Ex-South Africa Cops Get Amnesty
CAPE TOWN, South Africa (AP) _ A human rights panel granted amnesty Thursday to two former policemen who bombed the house of Winnie Madikizela-Mandela in 1985.
Madikizela-Mandela, ex-wife of President Nelson Mandela, was staying in Brandfort at the time, 250 miles southwest of Johannesburg, where the apartheid government had forced her to live.
Mphithizeli Ngo and Mohonaetsi Motsamai also were granted amnesty for bombing a clinic run by Madikizela-Mandela, but were denied amnesty for other crimes, including murders and robberies carried out in nearby townships.
To qualify for amnesty from the Truth and Reconciliation Commission, applicants must fully confess their deeds and show a political motive. Although the commission wound up operations last year, its amnesty arm is continuing to process claims.
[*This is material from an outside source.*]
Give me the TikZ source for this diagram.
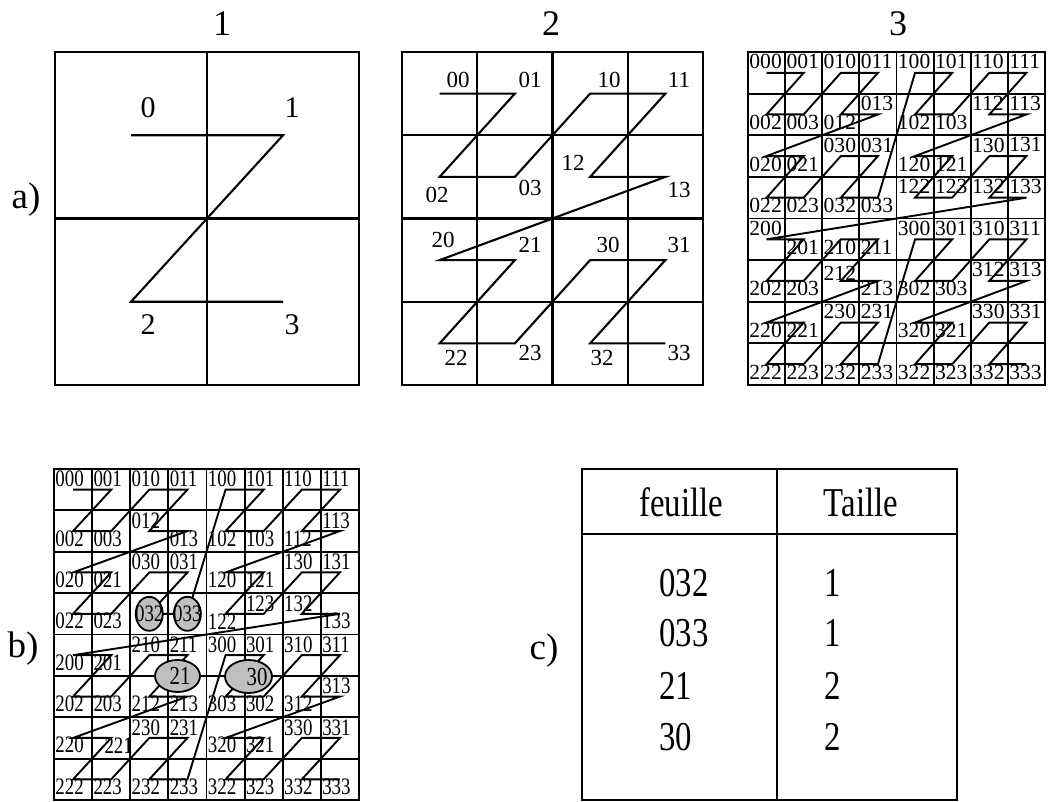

In other decisions announced Thursday, Wanda Mdletshea, a member of the Zulu nationalist Inkatha Freedom Party, and Lu Sima, a supporter of the then-rival African National Congress, were granted amnesty for killing political opponents. Six other ANC supporters who were part of a mob that killed an Inkatha member in 1991 also got amnesty.
The panel turned down amnesty for Solomon Khanyile, an Inkatha supporter serving 45 years in jail for three murders and 10 attempted killings. The commission ruled the attacks had not been political.
The commission was set up in 1995, a year after all-race elections ended apartheid, and investigated atrocities committed by all sides in the fight against white rule.